Yes, I took the title from Netflix original series Anne with An E - honestly, if you have an (overly) active mind like mine this show is, definitely, for you - anyhow, it is a nice hook to get your attention to what I am going to write next. But, before I start, I want to let you know that I have had a difficult time deciding which category shall I put this blog entry under. After a bit of thinking, I decided since this entry is about me, there is no need to "label" and put it under any category. It belongs to every category, after all, this is my blog and it does say a lot about who I am and therefore, it only makes sense not to label an entry that talks about me.


So, what is the connection between me and Anne? well, the character is quite peculiar, in her own good way. She uses words as her weapons of choice to defend herself against a shallow and back minded world - given the fact that the events of the show were taking place sometime in the 1800s- she fought her circumstances to rise against all odds. She set new standards for beauty and made the "imagination" as a new way to learn and explore life around her. I relate a lot to Anne. In so many ways, yet I remain to be different.
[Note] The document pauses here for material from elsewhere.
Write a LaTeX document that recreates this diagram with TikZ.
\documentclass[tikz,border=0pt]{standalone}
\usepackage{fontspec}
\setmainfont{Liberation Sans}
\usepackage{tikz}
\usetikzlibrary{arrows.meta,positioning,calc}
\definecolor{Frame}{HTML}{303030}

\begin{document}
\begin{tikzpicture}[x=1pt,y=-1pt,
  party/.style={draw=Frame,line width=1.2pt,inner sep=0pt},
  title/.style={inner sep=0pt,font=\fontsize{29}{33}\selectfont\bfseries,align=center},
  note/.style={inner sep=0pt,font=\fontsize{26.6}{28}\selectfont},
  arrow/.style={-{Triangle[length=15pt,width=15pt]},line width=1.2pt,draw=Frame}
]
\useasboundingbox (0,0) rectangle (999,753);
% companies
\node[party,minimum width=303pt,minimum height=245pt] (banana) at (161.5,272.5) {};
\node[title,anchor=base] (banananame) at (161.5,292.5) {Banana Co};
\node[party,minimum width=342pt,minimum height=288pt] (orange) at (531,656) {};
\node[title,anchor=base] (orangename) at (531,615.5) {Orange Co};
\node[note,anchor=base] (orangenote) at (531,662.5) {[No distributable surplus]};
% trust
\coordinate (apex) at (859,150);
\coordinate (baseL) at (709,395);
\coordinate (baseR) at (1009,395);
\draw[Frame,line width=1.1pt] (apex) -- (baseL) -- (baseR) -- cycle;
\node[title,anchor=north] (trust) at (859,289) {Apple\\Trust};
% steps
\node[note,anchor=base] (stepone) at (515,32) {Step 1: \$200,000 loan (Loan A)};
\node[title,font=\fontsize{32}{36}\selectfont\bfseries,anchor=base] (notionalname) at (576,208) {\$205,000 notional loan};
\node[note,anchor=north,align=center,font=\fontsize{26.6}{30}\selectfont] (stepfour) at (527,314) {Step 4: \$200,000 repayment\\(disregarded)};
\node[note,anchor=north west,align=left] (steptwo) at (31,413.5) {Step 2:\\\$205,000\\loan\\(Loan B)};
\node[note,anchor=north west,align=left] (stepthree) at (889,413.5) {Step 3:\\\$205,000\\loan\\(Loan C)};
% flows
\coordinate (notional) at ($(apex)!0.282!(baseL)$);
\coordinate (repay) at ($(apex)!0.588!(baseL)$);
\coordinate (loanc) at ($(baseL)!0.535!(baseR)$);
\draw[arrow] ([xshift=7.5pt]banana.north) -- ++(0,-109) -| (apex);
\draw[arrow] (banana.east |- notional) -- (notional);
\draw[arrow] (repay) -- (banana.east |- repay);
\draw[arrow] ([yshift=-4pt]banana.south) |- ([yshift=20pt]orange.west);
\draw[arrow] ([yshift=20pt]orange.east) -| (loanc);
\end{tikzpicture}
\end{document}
I believe we (me and Anne) are set to achieve the same needs: we want to be heard and to be seen as we are, not as society wants us to be. I think that's the end game for most of us out there, but it is an insisting matter for me ever since I started to grasp the reality of the world around me. It is, probably, why I created this blog and the reason behind my tireless insistence on making it seen, read, and understood.
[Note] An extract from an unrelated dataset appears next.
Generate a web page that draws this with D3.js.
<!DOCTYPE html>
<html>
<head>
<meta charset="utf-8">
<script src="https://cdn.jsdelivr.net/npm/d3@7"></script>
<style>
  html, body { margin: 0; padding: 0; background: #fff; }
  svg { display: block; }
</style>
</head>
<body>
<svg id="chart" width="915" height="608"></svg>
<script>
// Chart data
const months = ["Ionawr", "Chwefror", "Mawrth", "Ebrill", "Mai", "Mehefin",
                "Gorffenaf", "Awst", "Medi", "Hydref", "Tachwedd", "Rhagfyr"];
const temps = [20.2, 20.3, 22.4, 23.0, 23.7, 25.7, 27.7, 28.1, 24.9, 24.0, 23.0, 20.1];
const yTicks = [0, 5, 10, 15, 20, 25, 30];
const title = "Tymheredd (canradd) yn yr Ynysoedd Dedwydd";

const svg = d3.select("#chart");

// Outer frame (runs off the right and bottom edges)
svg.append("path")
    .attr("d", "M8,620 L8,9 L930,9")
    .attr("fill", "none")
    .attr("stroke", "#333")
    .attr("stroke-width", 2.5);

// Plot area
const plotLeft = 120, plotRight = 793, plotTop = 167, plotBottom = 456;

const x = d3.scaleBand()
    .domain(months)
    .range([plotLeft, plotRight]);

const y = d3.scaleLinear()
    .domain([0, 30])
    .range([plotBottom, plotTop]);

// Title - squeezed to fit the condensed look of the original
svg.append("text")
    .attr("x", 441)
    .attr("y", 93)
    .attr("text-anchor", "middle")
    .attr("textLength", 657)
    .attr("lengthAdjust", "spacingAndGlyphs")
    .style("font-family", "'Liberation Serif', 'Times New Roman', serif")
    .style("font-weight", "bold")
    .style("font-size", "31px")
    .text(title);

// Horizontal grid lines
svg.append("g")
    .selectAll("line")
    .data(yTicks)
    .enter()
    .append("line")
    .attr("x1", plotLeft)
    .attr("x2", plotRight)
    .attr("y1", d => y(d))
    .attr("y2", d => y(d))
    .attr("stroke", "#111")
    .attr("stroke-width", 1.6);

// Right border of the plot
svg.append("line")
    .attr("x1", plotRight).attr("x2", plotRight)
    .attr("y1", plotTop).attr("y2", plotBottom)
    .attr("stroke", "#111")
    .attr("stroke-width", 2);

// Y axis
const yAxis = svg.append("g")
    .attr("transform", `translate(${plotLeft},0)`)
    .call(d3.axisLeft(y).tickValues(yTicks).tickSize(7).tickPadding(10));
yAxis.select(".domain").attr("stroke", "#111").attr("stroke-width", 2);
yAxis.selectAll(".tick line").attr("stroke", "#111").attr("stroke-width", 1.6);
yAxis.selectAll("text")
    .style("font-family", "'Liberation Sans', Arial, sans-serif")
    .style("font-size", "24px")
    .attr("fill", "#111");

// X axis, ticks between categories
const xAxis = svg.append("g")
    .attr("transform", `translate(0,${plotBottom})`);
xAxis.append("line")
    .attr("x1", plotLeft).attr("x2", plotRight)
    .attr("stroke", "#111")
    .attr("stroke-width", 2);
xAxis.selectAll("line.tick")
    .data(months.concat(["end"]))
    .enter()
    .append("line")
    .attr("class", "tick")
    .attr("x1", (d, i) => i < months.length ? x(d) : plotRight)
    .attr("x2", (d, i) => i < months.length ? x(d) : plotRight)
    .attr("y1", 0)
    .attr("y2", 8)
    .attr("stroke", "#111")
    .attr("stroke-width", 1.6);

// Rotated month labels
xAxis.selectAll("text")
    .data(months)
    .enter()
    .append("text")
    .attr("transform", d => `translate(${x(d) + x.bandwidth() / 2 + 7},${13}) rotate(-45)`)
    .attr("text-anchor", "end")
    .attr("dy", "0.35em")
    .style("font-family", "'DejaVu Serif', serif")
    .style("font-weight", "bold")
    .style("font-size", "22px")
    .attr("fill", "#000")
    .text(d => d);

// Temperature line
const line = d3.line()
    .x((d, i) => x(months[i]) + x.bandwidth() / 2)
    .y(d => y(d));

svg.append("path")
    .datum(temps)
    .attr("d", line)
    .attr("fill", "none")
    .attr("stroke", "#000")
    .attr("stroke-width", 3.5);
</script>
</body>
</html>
I stayed years and years under covers, not going to dramatize my life and tell you I was oppressed, denied my right to speak, or any of that. On the contrary, I grew up while I was the most spoiled kid between my siblings and my parents gave me, endless, love, and care, still do - I can't possibly ask for more. But, the problem was not in my family or even my confused society, the problem was in me. I was the one oppressing my true identity and forcing it to be sheltered, while

a false one surfaced making me into a person I do not want to be. I have lived most of my teenage life, and part of my adult life, under the notion that I am the best version that I could I be of myself. While in fact, I was just pretentious and far away from who I truly am.
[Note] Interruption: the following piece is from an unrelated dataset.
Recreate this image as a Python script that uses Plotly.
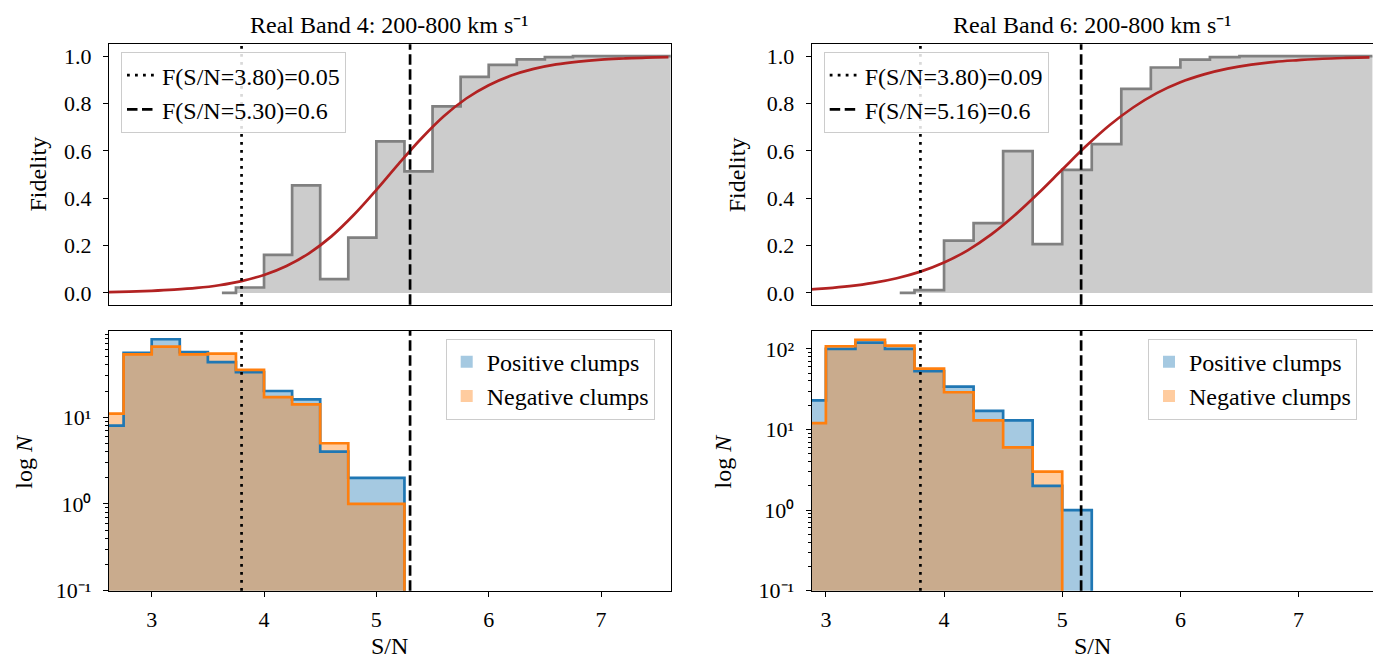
import plotly.graph_objects as go

# ---------------- data ----------------
# fidelity histogram (step, where='mid'): bin centres and values
fid_centers = [3.625, 3.875, 4.125, 4.375, 4.625, 4.875, 5.125, 5.375, 5.625,
               5.875, 6.125, 6.375, 6.625, 6.875, 7.125, 7.375, 7.625]
fid_band4 = [0.0, 0.023, 0.161, 0.454, 0.058, 0.234, 0.640, 0.513, 0.788,
             0.912, 0.963, 0.986, 0.996, 1.0, 1.0, 1.0, 1.0]
fid_band6 = [0.0, 0.012, 0.221, 0.295, 0.599, 0.206, 0.520, 0.628, 0.862,
             0.952, 0.985, 0.996, 1.0, 1.0, 1.0, 1.0, 1.0]

# fitted fidelity curve
curve_sn = [2.6, 2.8, 3.0, 3.2, 3.4, 3.6, 3.8, 4.0, 4.2, 4.4, 4.6, 4.8, 5.0,
            5.2, 5.4, 5.6, 5.8, 6.0, 6.2, 6.4, 6.6, 6.8, 7.0, 7.2, 7.4, 7.6]
curve_band4 = [0.0036, 0.0056, 0.0088, 0.0137, 0.0211, 0.0326, 0.0501, 0.0761,
               0.114, 0.1675, 0.239, 0.330, 0.435, 0.546, 0.652, 0.746, 0.821,
               0.877, 0.918, 0.946, 0.965, 0.977, 0.985, 0.990, 0.994, 0.996]
curve_band6 = [0.0110, 0.0132, 0.0196, 0.0289, 0.0425, 0.0622, 0.090, 0.1285,
               0.180, 0.247, 0.329, 0.422, 0.521, 0.619, 0.708, 0.783, 0.844,
               0.890, 0.923, 0.947, 0.964, 0.976, 0.983, 0.989, 0.9925, 0.995]

# thresholds
thr_band4 = [3.80, 5.30]
fval_band4 = [0.05, 0.6]
thr_band6 = [3.80, 5.16]
fval_band6 = [0.09, 0.6]

# clump-count histograms (bin edges, counts)
edges_band4 = [2.5, 2.75, 3.0, 3.25, 3.5, 3.75, 4.0, 4.25, 4.5, 4.75, 5.0, 5.25]
pos_band4 = [8, 55, 79, 56, 43, 33, 20, 16, 4, 2, 2]
neg_band4 = [11, 53, 65, 53, 54, 35, 17, 14, 5, 1, 1]

edges_band6_pos = [2.75, 3.0, 3.25, 3.5, 3.75, 4.0, 4.25, 4.5, 4.75, 5.0, 5.25]
pos_band6 = [23, 100, 120, 100, 53, 34, 17, 13, 2, 1]
edges_band6_neg = [2.75, 3.0, 3.25, 3.5, 3.75, 4.0, 4.25, 4.5, 4.75, 5.0]
neg_band6 = [12, 108, 130, 110, 57, 29, 13, 6, 3]

titles = ["Real Band 4: 200-800 km s\u207b\u00b9",
          "Real Band 6: 200-800 km s\u207b\u00b9"]
xranges = [[2.62, 7.62], [2.88, 7.63]]
log_ranges = [[-1, 1.994], [-1, 2.224]]
log_tickvals = [0.1, 1, 10, 100]
log_ticktext = ["10\u207b\u00b9", "10\u2070", "10\u00b9", "10\u00b2"]

# ---------------- layout geometry (pixels) ----------------
W, H = 1381, 666
COLS = [(101, 662.7), (803.7, 1365.0)]
TOP = (37.0, 302.7)
BOT = (329.3, 594.3)
FONT = "Liberation Serif"
FS = 22
TFS = 24


def px(x):
    return x / W


def py(y):
    return 1 - y / H


BLUE = "#1f77b4"
ORANGE = "#ff7f0e"
BLUE_F = "rgba(31,119,180,0.4)"
ORANGE_F = "rgba(255,127,14,0.4)"
DOT = "2.8px,5.2px"
DASH = "10.5px,4.5px"
LW = 2.7

fig = go.Figure()
shapes = []
annotations = []

panels = [
    dict(fid=fid_band4, curve=curve_band4, thr=thr_band4, fv=fval_band4,
         pe=edges_band4, pos=pos_band4, ne=edges_band4, neg=neg_band4),
    dict(fid=fid_band6, curve=curve_band6, thr=thr_band6, fv=fval_band6,
         pe=edges_band6_pos, pos=pos_band6, ne=edges_band6_neg, neg=neg_band6),
]

for i, p in enumerate(panels):
    xt = "x" if i == 0 else "x2"
    yt = "y" if i == 0 else "y2"
    xb = "x3" if i == 0 else "x4"
    yb = "y3" if i == 0 else "y4"
    leg_top = "legend" if i == 0 else "legend2"
    leg_bot = "legend3" if i == 0 else "legend4"

    # fidelity step histogram
    fig.add_trace(go.Scatter(x=fid_centers, y=p["fid"], mode="lines",
                             line=dict(color="#808080", width=LW, shape="hvh"),
                             fill="tozeroy", fillcolor="#cccccc",
                             xaxis=xt, yaxis=yt, showlegend=False,
                             hoverinfo="skip"))
    # fitted curve
    fig.add_trace(go.Scatter(x=curve_sn, y=p["curve"], mode="lines",
                             line=dict(color="#b22222", width=LW, shape="spline"),
                             xaxis=xt, yaxis=yt, showlegend=False))
    # legend entries for thresholds
    for k, dsh in enumerate([DOT, DASH]):
        fig.add_trace(go.Scatter(x=[None], y=[None], mode="lines",
                                 line=dict(color="black", width=LW, dash=dsh),
                                 name=f"F(S/N={p['thr'][k]:.2f})={p['fv'][k]:g}",
                                 xaxis=xt, yaxis=yt, legend=leg_top,
                                 showlegend=True))

    # count histograms: filled bars
    for edges, counts, col, name in [(p["pe"], p["pos"], BLUE_F, "Positive clumps"),
                                     (p["ne"], p["neg"], ORANGE_F, "Negative clumps")]:
        centers = [(edges[j] + edges[j + 1]) / 2 for j in range(len(counts))]
        fig.add_trace(go.Bar(x=centers, y=counts, width=0.25,
                             marker=dict(color=col, line=dict(width=0)),
                             name=name, xaxis=xb, yaxis=yb, legend=leg_bot,
                             showlegend=True))
    # outlines
    floor = 0.01
    for edges, counts, col in [(p["pe"], p["pos"], BLUE), (p["ne"], p["neg"], ORANGE)]:
        xs = [edges[0]] + list(edges) + [edges[-1]]
        ys = [floor] + list(counts) + [counts[-1], floor]
        fig.add_trace(go.Scatter(x=xs, y=ys, mode="lines",
                                 line=dict(color=col, width=LW, shape="hv"),
                                 xaxis=xb, yaxis=yb, showlegend=False))

    # vertical threshold lines in both panels
    for xa, ya in [(xt, yt), (xb, yb)]:
        for k, dsh in enumerate([DOT, DASH]):
            shapes.append(dict(type="line", xref=xa, yref=f"{ya} domain",
                               x0=p["thr"][k], x1=p["thr"][k], y0=0, y1=1,
                               line=dict(color="black", width=LW, dash=dsh),
                               layer="above"))

    x0, x1 = COLS[i]
    dx = 0 if i == 0 else -4
    # titles
    annotations.append(dict(text=titles[i], x=px((x0 + x1) / 2), y=py(17),
                            xref="paper", yref="paper", showarrow=False,
                            xanchor="center", yanchor="middle",
                            font=dict(family=FONT, size=TFS, color="black")))
    # y labels
    annotations.append(dict(text="Fidelity", x=px(x0 - 71 + dx), y=py(sum(TOP) / 2),
                            xref="paper", yref="paper", showarrow=False,
                            textangle=-90, xanchor="center", yanchor="middle",
                            font=dict(family=FONT, size=TFS, color="black")))
    annotations.append(dict(text="log <i>N</i>", x=px(x0 - 85 + dx), y=py(sum(BOT) / 2),
                            xref="paper", yref="paper", showarrow=False,
                            textangle=-90, xanchor="center", yanchor="middle",
                            font=dict(family=FONT, size=TFS, color="black")))
    # x label
    annotations.append(dict(text="S/N", x=px((x0 + x1) / 2), y=py(651),
                            xref="paper", yref="paper", showarrow=False,
                            xanchor="center", yanchor="middle",
                            font=dict(family=FONT, size=TFS, color="black")))

axis_common = dict(showline=True, linecolor="black", linewidth=1.3, mirror=True,
                   showgrid=False, zeroline=False, ticks="outside", ticklen=5,
                   tickwidth=1.2, tickcolor="black",
                   tickfont=dict(family=FONT, size=FS, color="black"))

layout = dict(width=W, height=H, margin=dict(l=0, r=0, t=0, b=0),
              plot_bgcolor="white", paper_bgcolor="white", barmode="overlay",
              bargap=0, font=dict(family=FONT, size=FS, color="black"),
              shapes=shapes, annotations=annotations)

minor_vals = [m * d for d in log_tickvals for m in range(2, 10)]
for i in range(2):
    x0, x1 = COLS[i]
    sfx_t = "" if i == 0 else "2"
    sfx_b = "3" if i == 0 else "4"
    layout[f"xaxis{sfx_t}"] = dict(axis_common, domain=[px(x0), px(x1)],
                                   anchor=f"y{sfx_t}", range=xranges[i],
                                   ticks="", showticklabels=False)
    layout[f"yaxis{sfx_t}"] = dict(axis_common, domain=[py(TOP[1]), py(TOP[0])],
                                   anchor=f"x{sfx_t}", range=[-0.05, 1.05],
                                   tickvals=[0, 0.2, 0.4, 0.6, 0.8, 1.0],
                                   tickformat=".1f", ticklabelstandoff=7)
    layout[f"xaxis{sfx_b}"] = dict(axis_common, domain=[px(x0), px(x1)],
                                   anchor=f"y{sfx_b}", range=xranges[i],
                                   tickvals=[3, 4, 5, 6, 7], ticklabelstandoff=4)
    layout[f"yaxis{sfx_b}"] = dict(axis_common, domain=[py(BOT[1]), py(BOT[0])],
                                   anchor=f"x{sfx_b}", type="log",
                                   range=log_ranges[i],
                                   tickvals=log_tickvals, ticktext=log_ticktext,
                                   ticklabelstandoff=7,
                                   minor=dict(tickmode="array", tickvals=minor_vals,
                                              ticks="outside", ticklen=3,
                                              tickwidth=1, tickcolor="black"))

leg_common = dict(bgcolor="rgba(255,255,255,0.85)", bordercolor="#cccccc",
                  borderwidth=1, font=dict(family=FONT, size=TFS, color="black"),
                  traceorder="normal", tracegroupgap=0)
layout["legend"] = dict(leg_common, x=px(COLS[0][0] + 12), y=py(TOP[0] + 8),
                        xanchor="left", yanchor="top")
layout["legend2"] = dict(leg_common, x=px(COLS[1][0] + 12), y=py(TOP[0] + 8),
                         xanchor="left", yanchor="top")
layout["legend3"] = dict(leg_common, x=px(COLS[0][1] - 16), y=py(BOT[0] + 8),
                         xanchor="right", yanchor="top")
layout["legend4"] = dict(leg_common, x=px(COLS[1][1] - 16), y=py(BOT[0] + 8),
                         xanchor="right", yanchor="top")

fig.update_layout(**layout)
fig.update_xaxes(tickfont=dict(family=FONT, size=FS, color="black"))
fig.update_yaxes(tickfont=dict(family=FONT, size=FS, color="black"))
fig.write_html("out.html")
It is only after 27 years of living on this earth that I was able to show who I am, and who I truly was. A passionate writer, a capable dreamer, a determined achiever, and a helpless romantic for those who deserve it best. I was no longer a shallow hologram of what the society dictates and I was no longer a reflection of people's thoughts and ideas about who I should be. I am finally a reflection of my own self, experiences, and trails tailored to be one imperfectly perfect human being. Not afraid of ending up alone - I did leave a whole bunch of beings, behind, along the way - but afraid of being surrounded by people who perceive me as they please. and I allowed them to. I have lied, caused hurt upon myself and others (unintentionally), I am a stiched wrongs made into a human, but at the end of the road, I have learned. I have grown, I have gotten up after multiple blow ups on my back, I have carried burdens mountains could not handle and I am proud of my misfalls - they made into the stronger being that I am today. Some will not understand, they will leave and they will give up - some already did - but, that does not matter anymore. I am the complicated being I am and that's that. Accept and move on - that's what I have learned. You can't change who you are. regardless of how many times you attempt to do so. You can only change how you want to be seen, how you decide to be.


No one holds your truth, you alone hold the keys to your own chambers.